The “Gorge of Shells” is full of different rock formations carved by the wind and rain over millions of years. Some of the most recognized are The Devil’s Throat, The Amphitheatre, The Priest, The Toad and The Castles. Before arriving in Cafayate, the tour visits one (of the many!) wineries in the area, where you will get the opportunity to try some of the best regional wines.
Once in the town, you can’t miss the beautiful main square, the Cathedral, the delicious regional food and even Torrontes wine ice cream!
Check more info here: http://www.dexotic.com/salta/en/cafayate.html


Piedra del Molino

Located 160 kilometers away from Salta, this tour leaves through the same road to Cafayate but makes a turn in El Carril to take the provincial route number 33 to Chicoana.

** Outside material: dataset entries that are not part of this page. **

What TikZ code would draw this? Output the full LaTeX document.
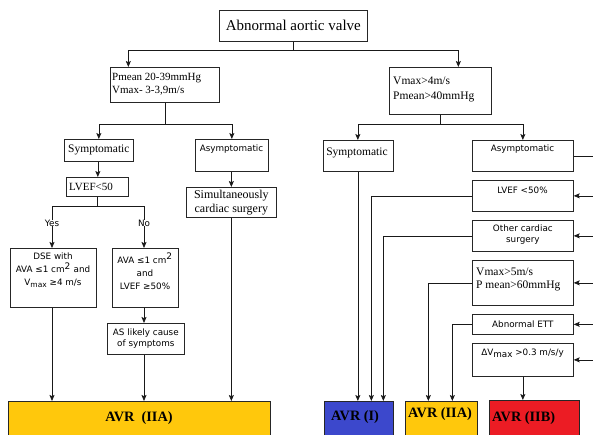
\documentclass[tikz,border=0pt]{standalone}
\usepackage{fontspec}
\setmainfont{Liberation Serif}
\newfontfamily\sansf{DejaVu Sans}
\usetikzlibrary{arrows.meta,calc}
\definecolor{avryel}{RGB}{255,200,12}
\definecolor{avrblue}{RGB}{60,72,204}
\definecolor{avrred}{RGB}{236,28,36}
\tikzset{
  box/.style={draw=black!85, line width=0.7pt, inner sep=0pt, anchor=north west},
  ser/.style={font=\fontsize{11}{13}\selectfont, inner sep=0pt},
  serl/.style={font=\fontsize{11.5}{14.5}\selectfont, inner sep=0pt, align=left},
  sanst/.style={font=\sansf\fontsize{8.8}{10.6}\selectfont, inner sep=0pt, align=center},
  avrt/.style={font=\fontsize{14.3}{16}\selectfont\bfseries, inner sep=0pt},
  conn/.style={line width=0.7pt, black!90},
  arr/.style={conn, -{Stealth[length=6pt,width=5pt,inset=1.2pt]}}
}
\begin{document}
\begin{tikzpicture}[x=1pt,y=-1pt]
\clip (0,0) rectangle (593,434);
\fill[white] (0,0) rectangle (593,434);
% boxes
\node[box, minimum width=148pt, minimum height=31pt] (top) at (219,10) {};
\node[font=\fontsize{15}{17}\selectfont, inner sep=0pt] (topt) at (top.center) {Abnormal aortic valve};
\node[box, minimum width=109pt, minimum height=35pt] (pm) at (110,67) {};
\node[ser, align=left, anchor=west] (pmt) at ([xshift=2pt,yshift=0.5pt]pm.west) {Pmean 20-39mmHg\\Vmax- 3-3,9m/s};
\node[box, minimum width=102pt, minimum height=47pt] (vm) at (389,67) {};
\node[serl, font=\fontsize{11.5}{15}\selectfont, anchor=west] (vmt) at (393,89.5) {Vmax>4m/s\\Pmean>40mmHg};
% left branch
\node[box, minimum width=69pt, minimum height=22pt] (symL) at (64,139) {};
\node[font=\fontsize{11.5}{13}\selectfont, inner sep=0pt] (symLt) at (symL.center) {Symptomatic};
\node[box, minimum width=62pt, minimum height=19pt] (lvefL) at (66,177) {};
\node[ser, anchor=west] (lvefLt) at (69,186.5) {LVEF<50};
\node[sanst] (yes) at (52,223) {Yes};
\node[sanst] (no) at (144,223) {No};
\node[box, minimum width=86pt, minimum height=59pt] (dse) at (10,248) {};
\node[sanst, font=\sansf\fontsize{8.8}{13}\selectfont, anchor=north] (dset) at (53,253) {DSE with\\AVA ≤1 cm\textsuperscript{\fontsize{9}{9}\selectfont 2} and\\V\raisebox{-2pt}{\fontsize{7.5}{8}\selectfont max} ≥4 m/s};
\node[box, minimum width=66pt, minimum height=59pt] (ava) at (112,248) {};
\node[sanst, font=\sansf\fontsize{8.8}{12.8}\selectfont, anchor=north] (avat) at (145,253) {AVA ≤1 cm\textsuperscript{\fontsize{9}{9}\selectfont 2}\\and\\LVEF ≥50\%};
\node[box, minimum width=77pt, minimum height=31pt] (as) at (107,323) {};
\node[sanst] (ast) at (as.center) {AS likely cause\\of symptoms};
\node[box, minimum width=73pt, minimum height=32pt] (asymL) at (195,139) {};
\node[sanst] (asymLt) at (231.5,149) {Asymptomatic};
\node[box, minimum width=90pt, minimum height=30pt] (sim) at (186,187) {};
\node[font=\fontsize{12}{14}\selectfont, inner sep=0pt, align=center] (simt) at (sim.center) {Simultaneously\\cardiac surgery};
\node[box, fill=avryel, minimum width=262pt, minimum height=45pt] (avrL) at (8,401) {};
\node[avrt] (avrLt) at (139,418) {AVR\ \ (IIA)};
% right branch
\node[box, minimum width=70pt, minimum height=31pt] (symR) at (323,140) {};
\node[font=\fontsize{11.5}{13}\selectfont, inner sep=0pt] (symRt) at (357,153) {Symptomatic};
\node[box, minimum width=101pt, minimum height=31pt] (asymR) at (472,140) {};
\node[sanst] (asymRt) at (522.5,149) {Asymptomatic};
\node[box, minimum width=101pt, minimum height=31pt] (lvefR) at (472,180) {};
\node[sanst] (lvefRt) at (522.5,190) {LVEF <50\%};
\node[box, minimum width=101pt, minimum height=31pt] (oth) at (472,220) {};
\node[sanst, font=\sansf\fontsize{8.8}{11}\selectfont] (otht) at ([yshift=0.8pt]oth.center) {Other cardiac\\surgery};
\node[box, minimum width=101pt, minimum height=45pt] (v5) at (472,260) {};
\node[serl, font=\fontsize{11.5}{13.5}\selectfont, anchor=west] (v5t) at (476,279.5) {Vmax>5m/s\\P mean>60mmHg};
\node[box, minimum width=101pt, minimum height=20pt] (ett) at (472,314) {};
\node[sanst] (ettt) at (ett.center) {Abnormal ETT};
\node[box, minimum width=101pt, minimum height=33pt] (dv) at (472,343) {};
\node[sanst] (dvt) at (522.5,353) {ΔV\raisebox{-2pt}{\fontsize{8.8}{9}\selectfont max} >0.3 m/s/y};
\node[box, fill=avrblue, minimum width=69pt, minimum height=45pt] (avrI) at (324,401) {};
\node[avrt, anchor=west] (avrIt) at (331,417) {AVR (I)};
\node[box, fill=avryel, minimum width=72pt, minimum height=45pt] (avrIIA) at (405,401) {};
\node[avrt, anchor=west] (avrIIAt) at (408,414) {AVR (IIA)};
\node[box, fill=avrred, minimum width=90pt, minimum height=45pt] (avrIIB) at (489,400) {};
\node[avrt, anchor=west] (avrIIBt) at (492,418) {AVR (IIB)};
\coordinate (rail) at (597,155.5);
% connectors top
\draw[arr] (top.south) -- ++(0,9) -| ([xshift=-36.5pt]pm.north);
\draw[arr] (top.south) -- ++(0,9) -| ([xshift=18pt]vm.north);
\draw[arr] (pm.south) -- ++(0,22) -| (symL.north);
\draw[arr] (pm.south) -- ++(0,22) -| (asymL.north);
\draw[arr] (vm.south) -- ++(0,10) -| ([xshift=-0.5pt]symR.north);
\draw[arr] (vm.south) -- ++(0,10) -| (asymR.north);
% left connectors
\draw[arr] ([xshift=-1pt]symL.south) -- ([xshift=-1pt]symL.south |- lvefL.north);
\draw[conn] (lvefL.south) -- ++(0,10) -| (yes.north);
\draw[conn] (lvefL.south) -- ++(0,10) -| (no.north);
\draw[arr] (yes.south) -- (yes.south |- dse.north);
\draw[arr] (no.south) -- (no.south |- ava.north);
\draw[arr] (no.south |- ava.south) -- (no.south |- as.north);
\draw[arr] (dse.south -| yes.south) -- (yes.south |- avrL.north);
\draw[arr] (as.south -| no.south) -- (no.south |- avrL.north);
\draw[arr] ([xshift=-0.5pt]asymL.south) -- ([xshift=-0.5pt]asymL.south |- sim.north);
\draw[arr] ([xshift=-0.5pt]asymL.south |- sim.south) -- ([xshift=-0.5pt]asymL.south |- avrL.north);
% right connectors
\draw[arr] ([xshift=-0.5pt]symR.south) -- ([xshift=-0.5pt]symR.south |- avrI.north);
\draw[arr] (lvefR.west) -| ([xshift=12.5pt]avrI.north);
\draw[arr] (oth.west) -| ([xshift=24.5pt]avrI.north);
\draw[arr] (v5.west) -| ([xshift=-13pt]avrIIA.north);
\draw[arr] (ett.west) -| ([xshift=11pt]avrIIA.north);
\draw[arr] (dv.south) -- (dv.south |- avrIIB.north);
\draw[conn] (asymR.east) -- (asymR.east -| rail);
\draw[conn] (asymR.east -| rail) -- (rail |- dv.east);
\draw[arr] (rail |- lvefR.east) -- (lvefR.east);
\draw[arr] (rail |- oth.east) -- (oth.east);
\draw[arr] (rail |- v5.east) -- (v5.east);
\draw[arr] (rail |- ett.east) -- (ett.east);
\draw[arr] (rail |- dv.east) -- (dv.east);
\end{tikzpicture}
\end{document}
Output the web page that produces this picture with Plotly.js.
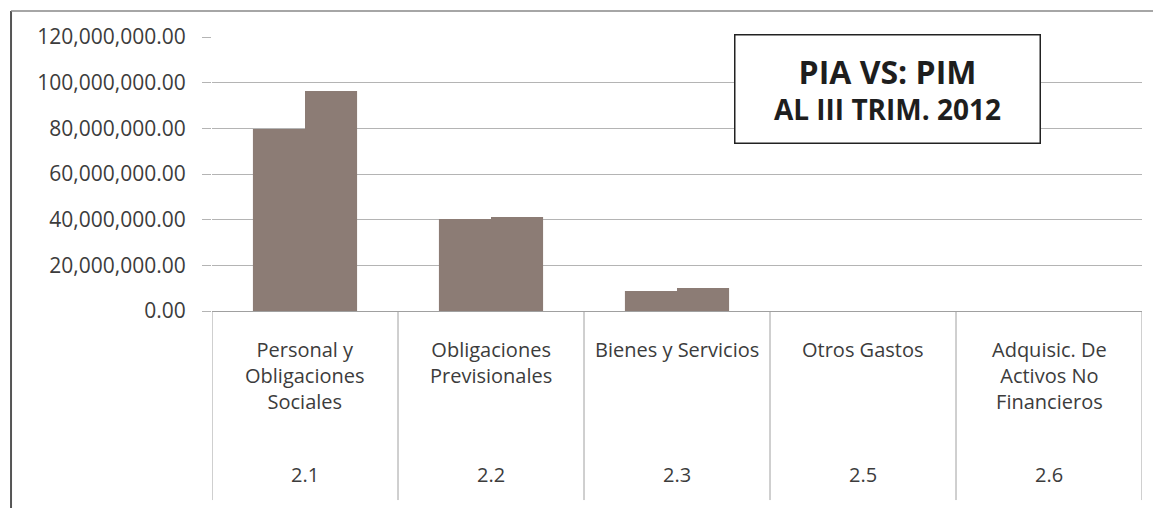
<!DOCTYPE html>
<html>
<head>
<meta charset="utf-8">
<script src="https://cdn.plot.ly/plotly-3.0.1.min.js"></script>
<style>html,body{margin:0;padding:0;background:#fff;}#chart{width:1153px;height:508px;}</style>
</head>
<body>
<div id="chart"></div>
<script>
var categoryNames = ["Personal y<br>Obligaciones<br>Sociales", "Obligaciones<br>Previsionales", "Bienes y Servicios", "Otros Gastos", "Adquisic. De<br>Activos No<br>Financieros"];
var categoryCodes = ["2.1", "2.2", "2.3", "2.5", "2.6"];
var piaValues = [79700000, 40300000, 8800000, 0, 0];
var pimValues = [96400000, 41200000, 10100000, 0, 0];
var yTicks = [0, 20000000, 40000000, 60000000, 80000000, 100000000, 120000000];

var xIdx = categoryCodes.map(function(_, i){ return i; });
var barColor = "rgb(140,124,117)";
var gridColor = "#b4b4b4";
var textColor = "#3c3c3c";
var fontFam = "Open Sans, Lato, sans-serif";

var traces = [
  {type: "bar", name: "PIA", x: xIdx, y: piaValues, marker: {color: barColor}, hoverinfo: "y"},
  {type: "bar", name: "PIM", x: xIdx, y: pimValues, marker: {color: barColor}, hoverinfo: "y"}
];

var shapes = [];
for (var i = 0; i <= categoryCodes.length; i++) {
  shapes.push({type: "line", xref: "x", yref: "paper", x0: i - 0.5, x1: i - 0.5, y0: 0, y1: -0.69,
    line: {color: "#a0a0a0", width: 1}});
}
// outer frame (left and top)
shapes.push({type: "line", xref: "paper", yref: "paper", x0: -0.2161, x1: -0.2161, y0: -0.75, y1: 1.0949,
  line: {color: "#555", width: 2}});
shapes.push({type: "line", xref: "paper", yref: "paper", x0: -0.2161, x1: 1.05, y0: 1.0949, y1: 1.0949,
  line: {color: "#888", width: 1.5}});

var annotations = [];
categoryNames.forEach(function(n, i){
  annotations.push({xref: "x", yref: "paper", x: xIdx[i], y: -0.085, yanchor: "top", xanchor: "center",
    text: n, showarrow: false, align: "center", font: {family: fontFam, size: 20, color: textColor}});
  annotations.push({xref: "x", yref: "paper", x: xIdx[i], y: -0.5985, yanchor: "middle", xanchor: "center",
    text: categoryCodes[i], showarrow: false, font: {family: fontFam, size: 20, color: textColor}});
});
annotations.push({xref: "paper", yref: "paper", x: 0.726, y: 0.81, xanchor: "center", yanchor: "middle",
  text: "<b><span style='font-size:32px'>PIA VS: PIM</span></b><br><b>AL III TRIM. 2012</b>",
  showarrow: false, align: "center", width: 302, height: 105, bgcolor: "#fff",
  bordercolor: "#222", borderwidth: 1.5, borderpad: 1,
  font: {family: fontFam, size: 28, color: "#1e1e1e"}});

var layout = {
  width: 1153, height: 508,
  margin: {l: 212, r: 11, t: 37, b: 197},
  paper_bgcolor: "#fff", plot_bgcolor: "#fff",
  showlegend: false,
  barmode: "group", bargap: 0.44, bargroupgap: 0,
  xaxis: {type: "linear", range: [-0.5, 4.5], showticklabels: false, showgrid: false, zeroline: false,
    showline: true, linecolor: "#a0a0a0", linewidth: 1, ticks: ""},
  yaxis: {range: [0, 120000000], tickvals: yTicks, tickformat: ",.2f", showgrid: true, gridcolor: gridColor,
    gridwidth: 1, zeroline: false, showline: false, ticks: "outside", ticklen: 9, tickcolor: gridColor,
    tickfont: {family: fontFam, size: 21, color: textColor}, ticklabelstandoff: 12},
  shapes: shapes,
  annotations: annotations,
  font: {family: fontFam}
};

Plotly.newPlot("chart", traces, layout, {staticPlot: true, displayModeBar: false});
</script>
</body>
</html>
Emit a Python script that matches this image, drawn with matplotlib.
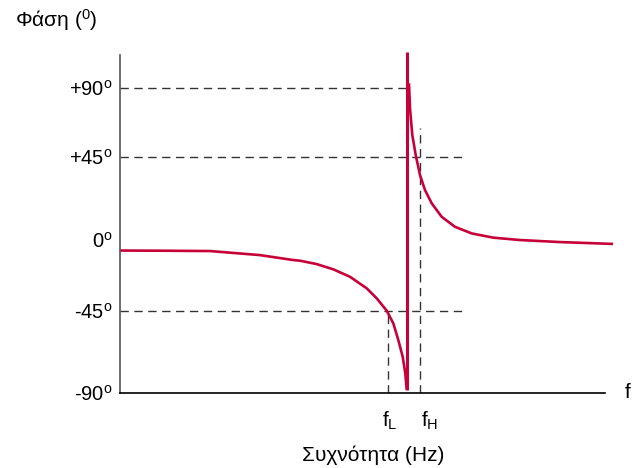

After leaving the Lerma valley behind, everything turns more arid and the mountains begin to change its colours as we enter the canyon formed by the Escoipe river, an area that was chosen to film “La Guerra Gaucha” (a movie about the Wars of Independence).
After El Maray (where you can grab a snack or some souvenirs) we start climbing the Cuesta del Obispo, an impressive 20 kilometers road that takes us 1700 meters higher. Once we reach the top, called Piedra del Molino, the tour continues crossing Los Cardones National Park via the Recta del Tin Tin (an old Inca road which is completely straight, surrounded by thousands of cacti) up to Payogasta, the last town before our destination.
In Cachi, the main square, the archaeological museum and the cemetery are must sees and, if you have the time, you can even visit a strange landing field for UFOS!
Check more info here: http://www.dexotic.com/salta/en/cachi.html

San Antonio de los Cobres and the Salt Flats

San Antonio de los Cobres

The Train to the Clouds is one of Argentina’s most famous tours but not the only way to visit this area. San Antonio de los Cobres is located around 165 kilometers from Salta, enclaved in the middle of the Puna, a high altitude desert and one of the most arid regions in the country.
Leaving Salta, the tour goes to Campo Quijano to access the Quebrada del Toro, where the road plays and crosses with the train tracks multiple times up to Santa Rosa de Tastil. In this little village, it is possible to visit some old pre Inca ruins and a really interesting museum, all in the middle of the commercial route these people used before the arrival of the conquerors.
This is where the road and tracks go separate ways and we climb up to 4000 meters above sea level in Abra Blanca, the highest point of the tour. After a short descent, we arrive in San Antonio de los Cobres, a mining town characterized by the wind and cold days all year round. Only a few kilometers away, the Viaducto La Polvorilla can be visited to witness the impressive bridge that usually illustrates the tour by train.
It is also possible to turn the whole tour into a circuit and come back visiting the Salinas Grandes (salt flats) and Purmamarca before going south to return to Salta.
Check more info here: http://www.dexotic.com/salta/en/salinas-salt-flats.html

Quebrada de Humahuaca


This region was awarded the title of World Heritage Site in 2003 under the category of “cultural landscape”. The area spreads pretty much from Volcan up to Humahuaca, following the río Grande, in the Jujuy province.
The tour departs from Salta direction Gral. Güemes to take the national route 34/9 to Jujuy. It is possible to visit the capital, San Salvador de Jujuy, before entering the gorge itself. The places that cannot be missed are Purmamarca (the church, crafts market and the Seven Colors Hill), Tilcara (the archaeological museum and the Pucará, an old fort built by the natives) and Humahuaca (home of the impressive Heroes of the Independence memorial).
Other options to cover, if you have the time, are Uquía (its church is famous for the old paintings), Maimará and the monolith marking the Tropic of Capricorn.
From this region, it is also possible to visit Iruya, one of the most isolated and beautiful towns in the Argentine Northwest.